→ LISTING:
BEGIN
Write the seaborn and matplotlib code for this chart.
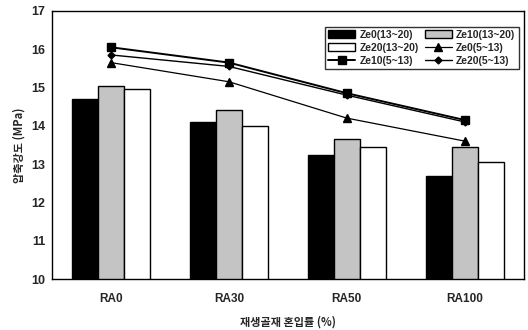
END
BEGIN
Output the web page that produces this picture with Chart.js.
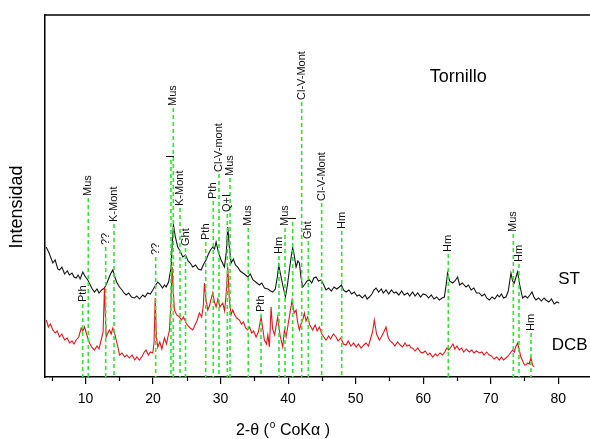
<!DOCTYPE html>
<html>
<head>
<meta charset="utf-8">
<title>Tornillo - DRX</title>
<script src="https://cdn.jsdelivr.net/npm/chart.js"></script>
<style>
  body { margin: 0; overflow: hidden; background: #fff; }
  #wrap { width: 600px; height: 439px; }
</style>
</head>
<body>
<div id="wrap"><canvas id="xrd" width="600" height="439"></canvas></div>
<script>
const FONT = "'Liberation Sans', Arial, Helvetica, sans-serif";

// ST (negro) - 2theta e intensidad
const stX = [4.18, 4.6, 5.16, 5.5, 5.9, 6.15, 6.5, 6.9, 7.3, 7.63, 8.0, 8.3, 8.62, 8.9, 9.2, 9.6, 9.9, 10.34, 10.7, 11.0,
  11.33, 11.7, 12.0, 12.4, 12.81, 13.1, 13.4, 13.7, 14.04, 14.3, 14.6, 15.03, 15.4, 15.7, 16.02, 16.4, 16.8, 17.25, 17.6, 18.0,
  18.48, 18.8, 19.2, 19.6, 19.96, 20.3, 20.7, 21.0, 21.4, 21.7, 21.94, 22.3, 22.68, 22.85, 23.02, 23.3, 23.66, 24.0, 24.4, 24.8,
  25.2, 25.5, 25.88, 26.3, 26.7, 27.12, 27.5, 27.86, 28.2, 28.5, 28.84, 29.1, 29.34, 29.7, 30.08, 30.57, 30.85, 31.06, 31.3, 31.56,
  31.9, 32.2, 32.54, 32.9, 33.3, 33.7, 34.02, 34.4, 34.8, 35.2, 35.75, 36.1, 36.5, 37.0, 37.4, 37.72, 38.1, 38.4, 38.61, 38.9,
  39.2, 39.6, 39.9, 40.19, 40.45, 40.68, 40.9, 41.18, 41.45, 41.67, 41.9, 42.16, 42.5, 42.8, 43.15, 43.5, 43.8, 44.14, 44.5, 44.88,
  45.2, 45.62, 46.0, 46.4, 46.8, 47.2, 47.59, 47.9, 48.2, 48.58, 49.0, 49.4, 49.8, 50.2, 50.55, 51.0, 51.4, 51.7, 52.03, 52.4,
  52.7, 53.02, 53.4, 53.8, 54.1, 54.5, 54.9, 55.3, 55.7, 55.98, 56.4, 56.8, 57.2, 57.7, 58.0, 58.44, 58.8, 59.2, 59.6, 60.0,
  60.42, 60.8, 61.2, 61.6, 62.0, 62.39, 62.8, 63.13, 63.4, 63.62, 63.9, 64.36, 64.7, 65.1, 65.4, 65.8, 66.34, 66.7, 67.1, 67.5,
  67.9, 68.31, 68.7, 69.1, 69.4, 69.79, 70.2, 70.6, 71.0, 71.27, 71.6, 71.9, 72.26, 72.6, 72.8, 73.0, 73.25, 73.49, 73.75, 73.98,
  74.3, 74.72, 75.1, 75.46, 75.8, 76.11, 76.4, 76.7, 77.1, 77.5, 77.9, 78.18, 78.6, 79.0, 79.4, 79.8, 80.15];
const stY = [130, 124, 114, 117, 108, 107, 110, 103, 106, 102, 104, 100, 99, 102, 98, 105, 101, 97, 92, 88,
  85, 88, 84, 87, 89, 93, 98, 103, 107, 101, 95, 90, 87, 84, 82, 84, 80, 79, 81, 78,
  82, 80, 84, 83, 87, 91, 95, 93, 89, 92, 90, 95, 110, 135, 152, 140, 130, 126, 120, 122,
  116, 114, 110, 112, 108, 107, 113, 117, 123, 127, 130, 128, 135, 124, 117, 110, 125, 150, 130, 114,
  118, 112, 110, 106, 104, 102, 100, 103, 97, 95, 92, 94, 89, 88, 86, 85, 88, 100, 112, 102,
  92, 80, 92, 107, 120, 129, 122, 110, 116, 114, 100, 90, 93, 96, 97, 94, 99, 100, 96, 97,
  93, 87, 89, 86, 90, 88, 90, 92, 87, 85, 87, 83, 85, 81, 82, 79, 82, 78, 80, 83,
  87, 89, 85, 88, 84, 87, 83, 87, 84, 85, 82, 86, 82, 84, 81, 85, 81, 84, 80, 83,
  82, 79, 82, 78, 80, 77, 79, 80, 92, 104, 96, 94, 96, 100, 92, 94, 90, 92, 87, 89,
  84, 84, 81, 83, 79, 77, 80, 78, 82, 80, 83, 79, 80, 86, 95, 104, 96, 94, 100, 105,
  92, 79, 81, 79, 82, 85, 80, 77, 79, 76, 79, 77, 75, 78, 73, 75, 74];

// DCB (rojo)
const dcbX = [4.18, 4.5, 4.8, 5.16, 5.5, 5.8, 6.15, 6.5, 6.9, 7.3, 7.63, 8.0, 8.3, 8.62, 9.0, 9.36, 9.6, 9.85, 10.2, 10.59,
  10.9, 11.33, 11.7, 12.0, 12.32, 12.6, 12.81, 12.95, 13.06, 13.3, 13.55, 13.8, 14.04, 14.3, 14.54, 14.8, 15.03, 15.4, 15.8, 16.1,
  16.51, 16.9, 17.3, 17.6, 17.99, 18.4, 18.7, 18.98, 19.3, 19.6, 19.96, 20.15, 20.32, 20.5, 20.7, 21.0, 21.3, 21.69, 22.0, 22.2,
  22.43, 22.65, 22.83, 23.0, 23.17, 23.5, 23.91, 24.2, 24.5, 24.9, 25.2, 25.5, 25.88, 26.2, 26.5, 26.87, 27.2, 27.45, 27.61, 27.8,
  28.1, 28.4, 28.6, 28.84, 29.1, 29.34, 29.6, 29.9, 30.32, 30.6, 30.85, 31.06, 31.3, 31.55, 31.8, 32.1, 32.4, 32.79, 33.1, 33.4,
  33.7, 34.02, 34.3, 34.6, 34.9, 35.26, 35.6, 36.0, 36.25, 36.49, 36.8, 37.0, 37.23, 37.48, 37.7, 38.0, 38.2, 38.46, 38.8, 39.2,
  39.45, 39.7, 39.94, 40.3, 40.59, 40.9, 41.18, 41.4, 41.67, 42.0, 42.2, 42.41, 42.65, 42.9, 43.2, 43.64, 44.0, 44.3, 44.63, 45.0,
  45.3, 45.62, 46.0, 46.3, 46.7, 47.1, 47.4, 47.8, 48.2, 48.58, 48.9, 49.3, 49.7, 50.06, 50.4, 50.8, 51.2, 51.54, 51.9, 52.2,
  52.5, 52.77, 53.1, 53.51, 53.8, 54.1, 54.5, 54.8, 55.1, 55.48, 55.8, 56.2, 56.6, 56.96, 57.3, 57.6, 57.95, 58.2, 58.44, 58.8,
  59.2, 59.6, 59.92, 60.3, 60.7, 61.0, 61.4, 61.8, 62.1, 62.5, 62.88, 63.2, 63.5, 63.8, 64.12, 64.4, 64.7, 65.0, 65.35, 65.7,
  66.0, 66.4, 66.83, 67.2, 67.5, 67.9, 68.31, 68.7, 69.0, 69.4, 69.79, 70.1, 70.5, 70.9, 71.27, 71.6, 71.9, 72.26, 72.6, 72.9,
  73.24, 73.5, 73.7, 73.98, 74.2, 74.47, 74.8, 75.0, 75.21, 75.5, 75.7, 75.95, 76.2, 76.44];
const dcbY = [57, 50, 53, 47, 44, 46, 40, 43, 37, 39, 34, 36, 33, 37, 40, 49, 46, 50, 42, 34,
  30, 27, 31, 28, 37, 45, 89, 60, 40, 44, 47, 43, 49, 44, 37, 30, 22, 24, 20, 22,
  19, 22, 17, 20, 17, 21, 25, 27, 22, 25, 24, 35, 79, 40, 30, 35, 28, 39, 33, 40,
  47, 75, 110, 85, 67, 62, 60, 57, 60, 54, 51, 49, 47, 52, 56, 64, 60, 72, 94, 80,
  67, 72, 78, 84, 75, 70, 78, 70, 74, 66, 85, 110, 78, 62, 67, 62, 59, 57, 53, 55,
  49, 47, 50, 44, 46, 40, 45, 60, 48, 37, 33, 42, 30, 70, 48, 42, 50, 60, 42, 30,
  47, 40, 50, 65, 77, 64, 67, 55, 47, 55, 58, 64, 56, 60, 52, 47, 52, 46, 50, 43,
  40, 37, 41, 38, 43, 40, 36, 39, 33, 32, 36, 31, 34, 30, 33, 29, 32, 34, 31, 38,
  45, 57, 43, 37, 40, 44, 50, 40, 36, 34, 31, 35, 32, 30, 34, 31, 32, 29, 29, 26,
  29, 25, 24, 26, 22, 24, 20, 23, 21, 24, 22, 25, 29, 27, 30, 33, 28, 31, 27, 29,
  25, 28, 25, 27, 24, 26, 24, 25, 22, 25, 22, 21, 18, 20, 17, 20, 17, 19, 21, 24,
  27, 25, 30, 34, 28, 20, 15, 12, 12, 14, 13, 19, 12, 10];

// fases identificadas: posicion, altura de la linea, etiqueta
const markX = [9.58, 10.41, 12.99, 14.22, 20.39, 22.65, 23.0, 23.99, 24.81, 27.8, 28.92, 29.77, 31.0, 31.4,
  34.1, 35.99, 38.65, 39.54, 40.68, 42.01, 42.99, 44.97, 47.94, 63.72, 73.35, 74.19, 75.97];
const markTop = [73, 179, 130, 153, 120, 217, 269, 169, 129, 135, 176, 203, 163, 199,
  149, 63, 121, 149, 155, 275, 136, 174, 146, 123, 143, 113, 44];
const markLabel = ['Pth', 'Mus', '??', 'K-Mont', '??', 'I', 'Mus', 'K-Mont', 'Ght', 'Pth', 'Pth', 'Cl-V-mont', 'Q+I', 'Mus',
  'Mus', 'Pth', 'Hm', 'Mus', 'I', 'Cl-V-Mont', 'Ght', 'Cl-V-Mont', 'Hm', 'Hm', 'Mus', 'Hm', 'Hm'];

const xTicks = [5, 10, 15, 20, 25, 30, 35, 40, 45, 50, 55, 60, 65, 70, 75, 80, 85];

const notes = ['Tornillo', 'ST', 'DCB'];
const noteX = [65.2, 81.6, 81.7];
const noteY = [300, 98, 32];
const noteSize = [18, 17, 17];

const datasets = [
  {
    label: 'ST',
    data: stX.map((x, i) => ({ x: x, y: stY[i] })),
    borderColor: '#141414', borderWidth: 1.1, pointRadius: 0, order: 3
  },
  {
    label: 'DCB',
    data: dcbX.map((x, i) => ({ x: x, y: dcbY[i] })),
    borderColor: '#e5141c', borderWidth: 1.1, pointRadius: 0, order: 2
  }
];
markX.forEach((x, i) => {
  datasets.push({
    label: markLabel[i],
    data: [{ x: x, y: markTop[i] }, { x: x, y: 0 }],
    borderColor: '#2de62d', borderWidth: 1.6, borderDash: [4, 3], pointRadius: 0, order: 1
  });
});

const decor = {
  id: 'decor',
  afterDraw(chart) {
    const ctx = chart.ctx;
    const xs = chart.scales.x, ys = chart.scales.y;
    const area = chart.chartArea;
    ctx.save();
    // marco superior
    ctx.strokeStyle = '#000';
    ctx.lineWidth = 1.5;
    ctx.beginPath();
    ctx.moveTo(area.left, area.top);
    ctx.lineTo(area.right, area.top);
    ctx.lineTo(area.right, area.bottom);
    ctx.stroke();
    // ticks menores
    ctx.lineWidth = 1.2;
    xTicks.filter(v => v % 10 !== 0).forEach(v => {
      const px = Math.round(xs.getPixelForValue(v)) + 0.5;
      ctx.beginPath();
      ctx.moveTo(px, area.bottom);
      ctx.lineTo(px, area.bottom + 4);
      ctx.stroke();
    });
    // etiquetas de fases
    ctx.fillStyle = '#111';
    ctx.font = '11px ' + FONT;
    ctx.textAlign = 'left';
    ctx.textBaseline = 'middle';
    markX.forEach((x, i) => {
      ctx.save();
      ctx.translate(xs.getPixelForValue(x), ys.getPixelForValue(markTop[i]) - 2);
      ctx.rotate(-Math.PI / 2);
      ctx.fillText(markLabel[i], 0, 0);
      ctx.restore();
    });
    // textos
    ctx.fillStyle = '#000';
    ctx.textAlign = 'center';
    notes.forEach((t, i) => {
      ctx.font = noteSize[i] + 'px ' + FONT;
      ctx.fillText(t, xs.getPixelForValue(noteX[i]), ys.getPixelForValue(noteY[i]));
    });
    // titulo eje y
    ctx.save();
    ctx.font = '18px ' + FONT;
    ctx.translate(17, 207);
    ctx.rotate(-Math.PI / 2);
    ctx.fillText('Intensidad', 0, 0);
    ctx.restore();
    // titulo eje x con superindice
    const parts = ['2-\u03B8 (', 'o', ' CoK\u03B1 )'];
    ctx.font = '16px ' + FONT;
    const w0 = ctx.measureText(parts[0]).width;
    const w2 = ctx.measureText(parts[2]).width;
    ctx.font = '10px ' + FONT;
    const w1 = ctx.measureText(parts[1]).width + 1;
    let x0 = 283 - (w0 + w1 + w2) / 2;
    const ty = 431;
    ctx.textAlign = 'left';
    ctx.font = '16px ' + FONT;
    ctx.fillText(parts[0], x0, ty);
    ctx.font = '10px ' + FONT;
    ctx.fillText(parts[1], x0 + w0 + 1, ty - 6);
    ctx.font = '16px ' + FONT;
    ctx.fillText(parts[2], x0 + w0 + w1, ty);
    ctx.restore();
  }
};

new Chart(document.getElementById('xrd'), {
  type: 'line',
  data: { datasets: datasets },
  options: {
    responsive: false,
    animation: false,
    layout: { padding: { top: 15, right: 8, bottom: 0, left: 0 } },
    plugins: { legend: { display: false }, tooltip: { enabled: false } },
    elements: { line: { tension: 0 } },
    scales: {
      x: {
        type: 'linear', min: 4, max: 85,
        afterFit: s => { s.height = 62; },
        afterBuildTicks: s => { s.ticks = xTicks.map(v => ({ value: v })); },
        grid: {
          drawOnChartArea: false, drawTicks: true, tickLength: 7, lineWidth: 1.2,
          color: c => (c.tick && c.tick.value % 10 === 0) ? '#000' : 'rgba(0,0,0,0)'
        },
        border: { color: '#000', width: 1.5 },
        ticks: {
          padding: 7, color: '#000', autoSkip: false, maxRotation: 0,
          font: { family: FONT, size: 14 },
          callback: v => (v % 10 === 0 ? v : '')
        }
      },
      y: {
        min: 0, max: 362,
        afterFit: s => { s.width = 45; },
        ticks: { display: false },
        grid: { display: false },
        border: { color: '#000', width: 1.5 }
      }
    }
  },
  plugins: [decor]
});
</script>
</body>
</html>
END
→ REQUIREMENT: Every line holding "this" should be copied out.

→ WRITTEN SOLUTION:
Write the seaborn and matplotlib code for this chart.
Output the web page that produces this picture with Chart.js.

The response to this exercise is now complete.